DOJ confesses FBI seized ‘boxes’ of possibly privileged records from Mar-a-Lago

A newly unsealed court filing reveals that the Department of Justice has confessed its FBI agents took “boxes” of possibly privileged records from Mar-a-Lago, President Trump’s home.

The FBI staged a massive armed agent raid on his home a few weeks ago, and it’s been revealed it was part of an investigation into the documents he took with him when he left office.

The FBI, known for years already for its entrenched opposition to President Trump starting out with its collaboration with Democrats on the now-debunked “Russiagate” conspiracy theory in 2016, alleges there are classified documents that need to be returned to the government.

Trump has said he declassified the documents he had, and his lawyers already were working with the government’s archives officials to provide them with documents they may want.

Nonetheless, the FBI staged its armed, unannounced raid while Trump was not at his home, hauling away many items, apparently including documents like Trump’s passport, which it was not entitled to have.

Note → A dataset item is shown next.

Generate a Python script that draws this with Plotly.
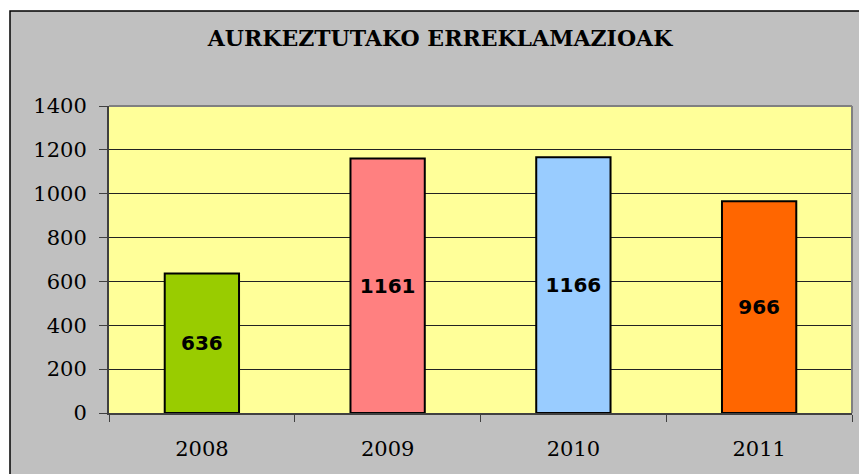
import plotly.graph_objects as go

years = ["2008", "2009", "2010", "2011"]
values = [636, 1161, 1166, 966]
bar_colors = ["#99CC00", "#FF8080", "#99CCFF", "#FF6600"]
y_ticks = [0, 200, 400, 600, 800, 1000, 1200, 1400]
title_text = "AURKEZTUTAKO ERREKLAMAZIOAK"

W, H = 859, 474
L, R, T, B = 109, 7, 106, 61
pw, ph = W - L - R, H - T - B


def px_x(p):
    return (p - L) / pw


def px_y(p):
    return (H - B - p) / ph


fig = go.Figure(
    go.Bar(
        x=years,
        y=values,
        width=0.4,
        marker=dict(color=bar_colors, line=dict(color="black", width=2)),
        text=[str(v) for v in values],
        textposition="inside",
        insidetextanchor="middle",
        textangle=0,
        textfont=dict(family="DejaVu Sans", size=20, color="black", weight="bold"),
        hoverinfo="skip",
    )
)

shapes = [
    # grey chart area with black border
    dict(type="rect", xref="paper", yref="paper", layer="below",
         x0=px_x(10), x1=px_x(900), y0=px_y(520), y1=px_y(11),
         fillcolor="#C0C0C0", line=dict(color="black", width=1.5)),
    # yellow plot area
    dict(type="rect", xref="paper", yref="paper", layer="below",
         x0=0, x1=1, y0=0, y1=1, fillcolor="#FFFF99", line=dict(width=0)),
    # plot area top and right border
    dict(type="line", xref="paper", yref="paper", layer="above",
         x0=0, x1=1, y0=1, y1=1, line=dict(color="#808080", width=2)),
    dict(type="line", xref="paper", yref="paper", layer="above",
         x0=1, x1=1, y0=0, y1=1, line=dict(color="#808080", width=2)),
]

fig.update_layout(
    width=W,
    height=H,
    margin=dict(l=L, r=R, t=T, b=B, pad=0),
    paper_bgcolor="white",
    plot_bgcolor="rgba(0,0,0,0)",
    showlegend=False,
    bargap=0.6,
    shapes=shapes,
    title=dict(
        text=title_text,
        x=440 / W, xref="container", xanchor="center",
        y=1 - 38 / H, yref="container", yanchor="middle",
        font=dict(family="DejaVu Serif", size=22, color="black", weight="bold"),
    ),
    xaxis=dict(
        type="category",
        showline=True, linecolor="#404040", linewidth=2,
        ticks="outside", tickson="boundaries", ticklen=7, tickcolor="#404040", tickwidth=1,
        showgrid=False,
        tickfont=dict(family="DejaVu Serif", size=21, color="black"),
        ticklabelstandoff=16,
    ),
    yaxis=dict(
        range=[0, 1400],
        tickvals=y_ticks,
        ticktext=[str(v) for v in y_ticks],
        showline=True, linecolor="#404040", linewidth=2,
        ticks="outside", ticklen=8, tickcolor="#404040", tickwidth=1,
        showgrid=True, gridcolor="#222222", gridwidth=1,
        zeroline=False,
        tickfont=dict(family="DejaVu Serif", size=21, color="black"),
        ticklabelstandoff=8,
    ),
)

fig.write_html(
    "out.html",
    config={"displayModeBar": False},
    post_script="document.body.style.margin='0';",
)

The Washington Examiner said the DOJ now has admitted FBI operators seized “numerous boxes containing potentially privileged records belonging” to Trump.

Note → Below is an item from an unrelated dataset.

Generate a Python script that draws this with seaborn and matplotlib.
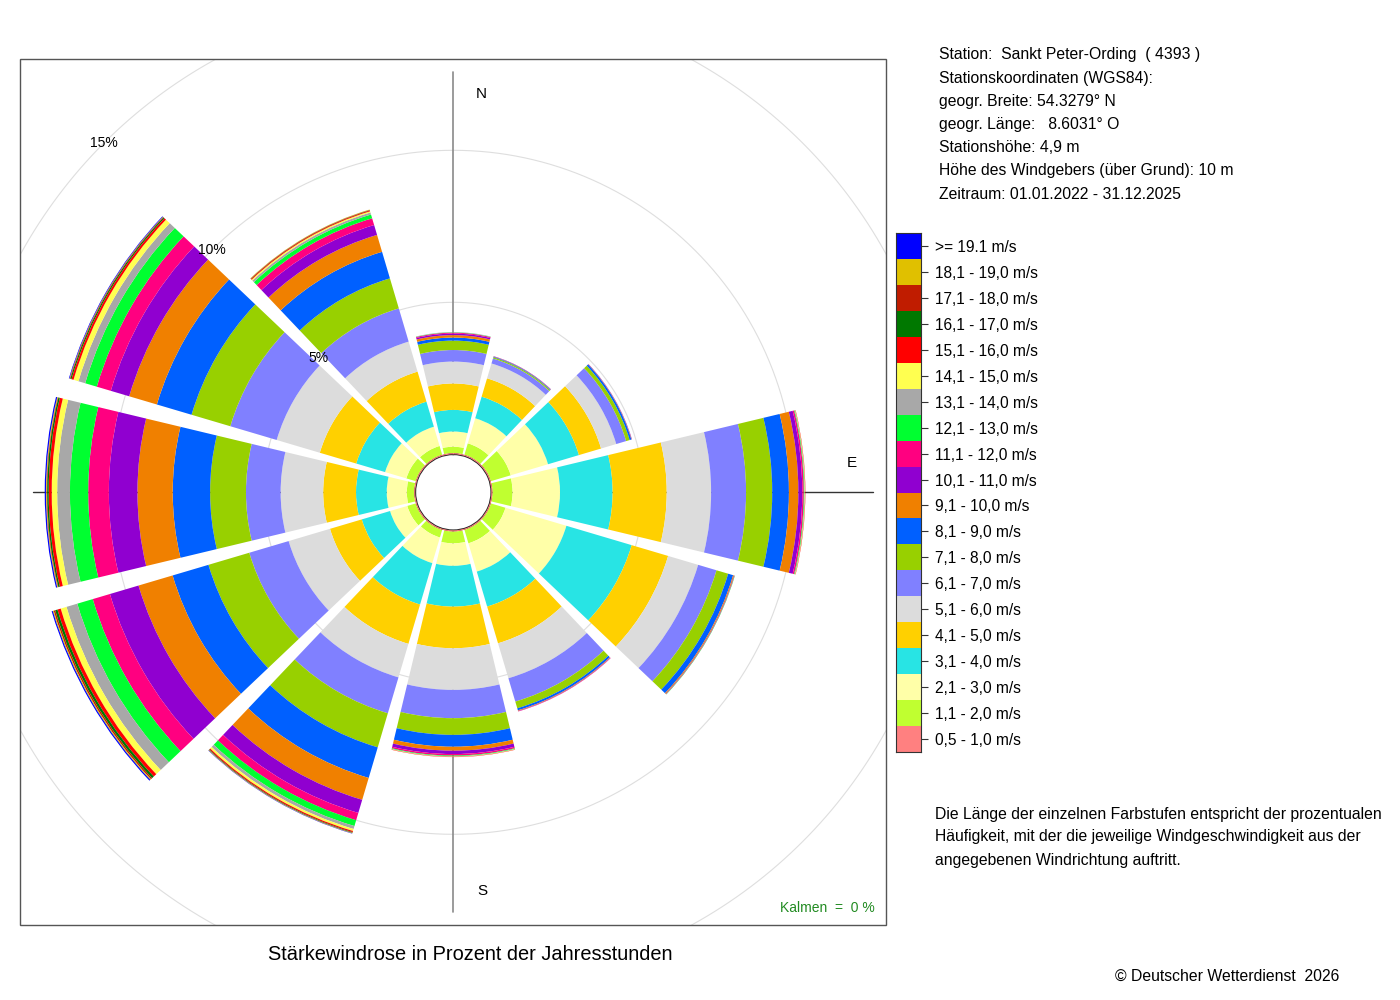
import numpy as np
import pandas as pd
import matplotlib
matplotlib.use('Agg')
import matplotlib.pyplot as plt
from matplotlib.colors import ListedColormap
from matplotlib.patches import Rectangle
import seaborn as sns

# wind directions (deg) and speed classes, low -> high
directions = [0, 30, 60, 90, 120, 150, 180, 210, 240, 270, 300, 330]
speed_classes = ['0,5 - 1,0 m/s', '1,1 - 2,0 m/s', '2,1 - 3,0 m/s', '3,1 - 4,0 m/s',
                 '4,1 - 5,0 m/s', '5,1 - 6,0 m/s', '6,1 - 7,0 m/s', '7,1 - 8,0 m/s',
                 '8,1 - 9,0 m/s', '9,1 - 10,0 m/s', '10,1 - 11,0 m/s', '11,1 - 12,0 m/s',
                 '12,1 - 13,0 m/s', '13,1 - 14,0 m/s', '14,1 - 15,0 m/s', '15,1 - 16,0 m/s',
                 '16,1 - 17,0 m/s', '17,1 - 18,0 m/s', '18,1 - 19,0 m/s', '>= 19.1 m/s']
class_colors = ['#ff8080', '#c0ff30', '#ffffa8', '#28e4e4', '#ffd000', '#dcdcdc',
                '#8080ff', '#98d000', '#0060ff', '#f08000', '#9000d0', '#ff0080',
                '#00ff30', '#a8a8a8', '#ffff50', '#ff0000', '#007800', '#c01c00',
                '#e0c000', '#0000ff']

# percent of hours per speed class (same order as speed_classes)
freq_000 = [0.04, 0.21, 0.50, 0.71, 0.87, 0.72, 0.38, 0.31, 0.10, 0.08, 0.05, 0.03, 0.01, 0.01, 0, 0, 0, 0, 0, 0]
freq_030 = [0.04, 0.39, 0.86, 0.74, 0.63, 0.51, 0.17, 0.04, 0.02, 0.01, 0.01, 0, 0, 0, 0, 0, 0, 0, 0, 0]
freq_060 = [0.04, 0.68, 1.28, 1.06, 0.76, 0.52, 0.34, 0.12, 0.06, 0.01, 0.01, 0, 0, 0, 0, 0, 0, 0, 0, 0]
freq_090 = [0.04, 0.66, 1.56, 1.73, 1.78, 1.46, 1.15, 0.86, 0.55, 0.31, 0.13, 0.05, 0.02, 0.01, 0.01, 0.01, 0, 0, 0, 0]
freq_120 = [0.04, 0.50, 2.09, 2.24, 1.25, 1.03, 0.63, 0.40, 0.17, 0.03, 0.01, 0.01, 0.01, 0, 0, 0, 0, 0, 0, 0]
freq_150 = [0.04, 0.46, 0.97, 1.20, 1.26, 1.20, 0.80, 0.23, 0.07, 0.02, 0.01, 0.01, 0, 0, 0, 0, 0, 0, 0, 0]
freq_180 = [0.04, 0.39, 0.74, 1.34, 1.37, 1.37, 0.93, 0.55, 0.39, 0.13, 0.11, 0.05, 0.02, 0.01, 0.01, 0.01, 0, 0, 0, 0]
freq_210 = [0.04, 0.26, 0.88, 1.42, 1.35, 1.15, 1.23, 1.17, 1.05, 0.75, 0.45, 0.25, 0.20, 0.10, 0.07, 0.04, 0.02, 0.01, 0.01, 0.01]
freq_240 = [0.04, 0.29, 0.59, 0.97, 1.09, 1.42, 1.35, 1.40, 1.23, 1.17, 0.98, 0.59, 0.53, 0.37, 0.20, 0.11, 0.08, 0.05, 0.03, 0.04]
freq_270 = [0.04, 0.24, 0.66, 1.01, 1.08, 1.40, 1.14, 1.18, 1.23, 1.16, 0.94, 0.68, 0.60, 0.42, 0.18, 0.10, 0.05, 0.02, 0.02, 0.04]
freq_300 = [0.04, 0.32, 0.73, 0.99, 1.25, 1.48, 1.59, 1.33, 1.19, 0.95, 0.63, 0.48, 0.40, 0.23, 0.17, 0.07, 0.04, 0.02, 0.01, 0.02]
freq_330 = [0.04, 0.30, 0.66, 0.86, 1.03, 1.03, 1.14, 1.03, 0.91, 0.58, 0.34, 0.23, 0.13, 0.07, 0.04, 0.03, 0.01, 0.01, 0.01, 0]

ring_levels = [5, 10, 15]
info_lines = ['Station:  Sankt Peter-Ording  ( 4393 )',
              'Stationskoordinaten (WGS84):',
              'geogr. Breite: 54.3279° N',
              'geogr. Länge:   8.6031° O',
              'Stationshöhe: 4,9 m',
              'Höhe des Windgebers (über Grund): 10 m',
              'Zeitraum: 01.01.2022 - 31.12.2025']
note_lines = ['Die Länge der einzelnen Farbstufen entspricht der prozentualen',
              'Häufigkeit, mit der die jeweilige Windgeschwindigkeit aus der',
              'angegebenen Windrichtung auftritt.']

df = pd.DataFrame([freq_000, freq_030, freq_060, freq_090, freq_120, freq_150,
                   freq_180, freq_210, freq_240, freq_270, freq_300, freq_330],
                  index=directions, columns=speed_classes)

sns.set_theme(style='white')
plt.rcParams['font.family'] = ['Liberation Sans', 'DejaVu Sans']
plt.rcParams['text.color'] = 'black'
plt.rcParams['ytick.labelcolor'] = 'black'

W, H = 1400, 1000
fig = plt.figure(figsize=(14, 10), dpi=100)
fx = lambda px: px / W
fy = lambda py: 1 - py / H

# polar axes: centre at (453, 492) px, 0 % at 38 px, 30.4 px per percent
rmax, rorig = 19, -1.25
cx, cy = 453.3, 492.3
R = 38 + 30.4 * rmax
ax = fig.add_axes([fx(cx - R), fy(cy + R), 2 * R / W, 2 * R / H], projection='polar')
ax.set_theta_zero_location('N')
ax.set_theta_direction(-1)
ax.patch.set_visible(False)
ax.spines['polar'].set_visible(False)
ax.grid(False)
ax.set_xticks([])
ax.set_yticks([])

frame_clip = Rectangle((fx(20), fy(925)), 866 / W, 866 / H, transform=fig.transFigure)

ring_th = np.linspace(0, 2 * np.pi, 721)
for lv in ring_levels:
    ln, = ax.plot(ring_th, np.full_like(ring_th, lv), color='#dedede', lw=0.8, zorder=1)
    ln.set_clip_path(frame_clip)
    ax.text(np.deg2rad(315), lv, f'{lv}%', ha='center', va='center', fontsize=10,
            color='black', zorder=6)

axis_len = 12.57
for ang in [0, np.pi]:
    ax.plot([ang, ang], [rorig, axis_len], color='#8a8a8a', lw=1.2, zorder=1.5)
for ang in [np.pi / 2, 3 * np.pi / 2]:
    ax.plot([ang, ang], [rorig, axis_len], color='#333333', lw=1.0, zorder=1.5)

theta = np.deg2rad(directions)
bottom = np.zeros(len(directions))
for cls, col in zip(speed_classes, class_colors):
    vals = df[cls].values
    bars = ax.bar(theta, vals, width=np.deg2rad(27), bottom=bottom, color=col,
                  linewidth=0, zorder=2, align='center')
    for b in bars:
        b.set_clip_path(frame_clip)
    bottom = bottom + vals

# hole outline
ax.plot(ring_th, np.full_like(ring_th, 0.01), color='#ff8080', lw=1.0, zorder=3)

ax.set_rlim(0, rmax)
ax.set_rorigin(rorig)

fig.add_artist(Rectangle((fx(20), fy(925)), 866 / W, 866 / H, transform=fig.transFigure,
                         fill=False, edgecolor='#555555', lw=1.0, zorder=10))

fig.text(fx(481), fy(94), 'N', ha='center', va='center', fontsize=11)
fig.text(fx(852), fy(463), 'E', ha='center', va='center', fontsize=11)
fig.text(fx(482), fy(891), 'S', ha='center', va='center', fontsize=11)
fig.text(fx(875), fy(908), 'Kalmen  =  0 %', ha='right', va='center', fontsize=10, color='#228b22')
fig.text(fx(470), fy(954), 'Stärkewindrose in Prozent der Jahresstunden', ha='center',
         va='center', fontsize=14.4)

for i, line in enumerate(info_lines):
    fig.text(fx(939), fy(55 + i * 23.2), line, ha='left', va='center', fontsize=11.3)
for i, line in enumerate(note_lines):
    fig.text(fx(935), fy(814 + i * 23), line, ha='left', va='center', fontsize=11.3)
fig.text(fx(1115), fy(976), '© Deutscher Wetterdienst  2026', ha='left', va='center', fontsize=11.3)

# colour legend as a one-column heatmap
ax_leg = fig.add_axes([fx(896), fy(752), 24.7 / W, 519 / H])
leg_df = pd.DataFrame({'k': np.arange(len(class_colors))[::-1]})
sns.heatmap(leg_df, ax=ax_leg, cmap=ListedColormap(class_colors), vmin=-0.5,
            vmax=len(class_colors) - 0.5, cbar=False, xticklabels=False,
            yticklabels=speed_classes[::-1])
ax_leg.yaxis.tick_right()
ax_leg.tick_params(axis='y', which='both', right=True, left=False, length=5, width=0.8,
                   color='#333333', labelcolor='black', pad=5, labelsize=11.2,
                   labelrotation=0, direction='out')
ax_leg.set_ylabel('')
for sp in ax_leg.spines.values():
    sp.set_visible(True)
    sp.set_color('#333333')
    sp.set_linewidth(0.8)

fig.savefig('out.png', dpi=100)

“The revelation was contained within a newly unsealed late August filing by the DOJ following a Monday court order from Aileen Cannon, the Florida judge overseeing much of the case. The DOJ filing made a distinction between the case team investigating Trump and the privilege review team filtering out records that might be subject to the attorney-client privilege or other privilege claims made by the former president,” the report explained.

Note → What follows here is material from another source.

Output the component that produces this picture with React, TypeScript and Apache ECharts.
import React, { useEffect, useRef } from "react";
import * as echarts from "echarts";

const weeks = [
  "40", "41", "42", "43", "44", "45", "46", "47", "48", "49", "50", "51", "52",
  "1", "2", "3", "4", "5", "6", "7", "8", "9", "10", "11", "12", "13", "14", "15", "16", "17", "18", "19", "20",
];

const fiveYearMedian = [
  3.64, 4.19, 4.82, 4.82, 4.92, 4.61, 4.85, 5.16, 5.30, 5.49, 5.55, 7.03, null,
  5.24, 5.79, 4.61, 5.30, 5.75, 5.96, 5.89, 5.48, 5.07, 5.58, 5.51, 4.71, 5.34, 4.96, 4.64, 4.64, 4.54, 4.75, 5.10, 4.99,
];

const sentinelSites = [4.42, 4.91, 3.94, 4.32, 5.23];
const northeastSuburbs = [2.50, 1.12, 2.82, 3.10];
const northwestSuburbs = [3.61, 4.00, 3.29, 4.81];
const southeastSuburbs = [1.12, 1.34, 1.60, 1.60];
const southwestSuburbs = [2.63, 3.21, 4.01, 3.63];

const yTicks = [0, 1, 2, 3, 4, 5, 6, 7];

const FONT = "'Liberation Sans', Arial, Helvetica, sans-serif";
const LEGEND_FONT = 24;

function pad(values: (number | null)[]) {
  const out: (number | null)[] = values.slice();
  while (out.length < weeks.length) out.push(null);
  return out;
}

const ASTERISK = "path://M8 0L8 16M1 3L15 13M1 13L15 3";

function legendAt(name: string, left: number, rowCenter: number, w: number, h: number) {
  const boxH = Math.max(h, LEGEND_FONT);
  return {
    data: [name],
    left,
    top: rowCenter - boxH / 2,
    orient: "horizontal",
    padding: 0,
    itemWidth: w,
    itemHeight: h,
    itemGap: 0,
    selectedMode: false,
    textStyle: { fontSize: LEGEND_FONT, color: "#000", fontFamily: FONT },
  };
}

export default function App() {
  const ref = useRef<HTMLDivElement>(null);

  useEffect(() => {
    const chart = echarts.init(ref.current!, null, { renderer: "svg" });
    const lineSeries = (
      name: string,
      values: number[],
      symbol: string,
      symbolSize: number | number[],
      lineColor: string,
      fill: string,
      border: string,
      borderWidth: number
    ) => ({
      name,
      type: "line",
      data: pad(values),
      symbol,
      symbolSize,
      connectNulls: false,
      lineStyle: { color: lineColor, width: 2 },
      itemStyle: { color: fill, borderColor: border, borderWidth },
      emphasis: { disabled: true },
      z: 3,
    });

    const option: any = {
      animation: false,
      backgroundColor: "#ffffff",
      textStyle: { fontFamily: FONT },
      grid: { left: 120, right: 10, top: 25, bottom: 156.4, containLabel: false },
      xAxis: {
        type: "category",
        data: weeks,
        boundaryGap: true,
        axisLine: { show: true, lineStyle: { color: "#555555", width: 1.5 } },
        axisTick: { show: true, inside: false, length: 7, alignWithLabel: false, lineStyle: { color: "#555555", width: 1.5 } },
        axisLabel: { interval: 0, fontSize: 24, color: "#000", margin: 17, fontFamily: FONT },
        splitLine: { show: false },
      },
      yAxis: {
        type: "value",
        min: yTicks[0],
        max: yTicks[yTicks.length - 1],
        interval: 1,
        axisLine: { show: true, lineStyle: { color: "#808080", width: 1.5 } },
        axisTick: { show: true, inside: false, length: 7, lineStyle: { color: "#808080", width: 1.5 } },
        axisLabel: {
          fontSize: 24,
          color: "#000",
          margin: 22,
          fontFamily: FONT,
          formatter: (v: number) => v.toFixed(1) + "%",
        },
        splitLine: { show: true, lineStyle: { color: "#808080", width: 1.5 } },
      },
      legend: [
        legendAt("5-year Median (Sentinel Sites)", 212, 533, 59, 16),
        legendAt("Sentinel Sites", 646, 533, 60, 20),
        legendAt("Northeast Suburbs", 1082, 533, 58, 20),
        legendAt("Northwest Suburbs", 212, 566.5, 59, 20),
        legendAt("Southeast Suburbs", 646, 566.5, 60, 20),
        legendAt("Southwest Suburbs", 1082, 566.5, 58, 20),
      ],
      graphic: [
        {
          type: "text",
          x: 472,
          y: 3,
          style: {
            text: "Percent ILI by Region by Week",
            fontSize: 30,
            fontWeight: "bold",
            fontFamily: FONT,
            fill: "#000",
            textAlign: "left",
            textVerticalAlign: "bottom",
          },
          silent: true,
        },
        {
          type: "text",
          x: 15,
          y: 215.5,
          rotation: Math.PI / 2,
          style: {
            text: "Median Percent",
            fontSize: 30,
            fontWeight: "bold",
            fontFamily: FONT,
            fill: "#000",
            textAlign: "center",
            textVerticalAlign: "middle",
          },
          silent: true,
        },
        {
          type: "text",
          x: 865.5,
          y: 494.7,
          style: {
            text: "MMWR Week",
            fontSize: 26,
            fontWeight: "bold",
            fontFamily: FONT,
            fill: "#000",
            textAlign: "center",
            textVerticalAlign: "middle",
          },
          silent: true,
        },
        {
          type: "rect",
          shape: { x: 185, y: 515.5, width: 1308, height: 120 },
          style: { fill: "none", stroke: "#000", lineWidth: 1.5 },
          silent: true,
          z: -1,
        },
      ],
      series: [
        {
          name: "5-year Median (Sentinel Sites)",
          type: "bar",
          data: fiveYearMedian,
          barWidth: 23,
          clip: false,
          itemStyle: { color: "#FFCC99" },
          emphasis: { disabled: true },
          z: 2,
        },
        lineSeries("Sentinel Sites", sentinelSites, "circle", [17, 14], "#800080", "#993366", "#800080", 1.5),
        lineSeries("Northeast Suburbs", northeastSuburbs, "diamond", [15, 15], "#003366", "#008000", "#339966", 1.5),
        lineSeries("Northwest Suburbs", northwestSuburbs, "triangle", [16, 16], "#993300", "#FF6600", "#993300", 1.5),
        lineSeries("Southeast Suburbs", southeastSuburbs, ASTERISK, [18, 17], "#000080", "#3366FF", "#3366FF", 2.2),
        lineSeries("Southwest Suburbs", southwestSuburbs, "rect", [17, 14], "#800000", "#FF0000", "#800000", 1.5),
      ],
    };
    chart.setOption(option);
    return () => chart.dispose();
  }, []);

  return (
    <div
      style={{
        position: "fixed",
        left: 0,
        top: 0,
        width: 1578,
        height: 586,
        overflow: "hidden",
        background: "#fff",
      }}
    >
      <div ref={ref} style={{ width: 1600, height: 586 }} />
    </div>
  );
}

The documents included a message from a lawyer named “Rudy,” though the DOJ did not formally identify that this was Trump’s personal lawyer Rudy Giuliani.

Another involved a reference to former Trump White House counsel Pat Cipollone.

Further, there were dozens of pages of lists of phone calls by Trump.

The FBI has confirmed it took more than 11,000 records during the raid, which left many Americans in shock that a Democrat administration, under Joe Biden, would launch such an attack using the full armed potential of the government on his predecessor.

Commentators have noted the bad precedent it sets, in that a Republican successor to Biden could now at some point dispatch a raid by FBI agents to Biden’s multiple luxury homes, perhaps in pursuit of details about the multitude of business deals Biden’s son, Hunter, arranged with foreign nations while Joe Biden was vice president and then president.

Critics have noted many of those deals look exactly like an influence-for-sale scheme.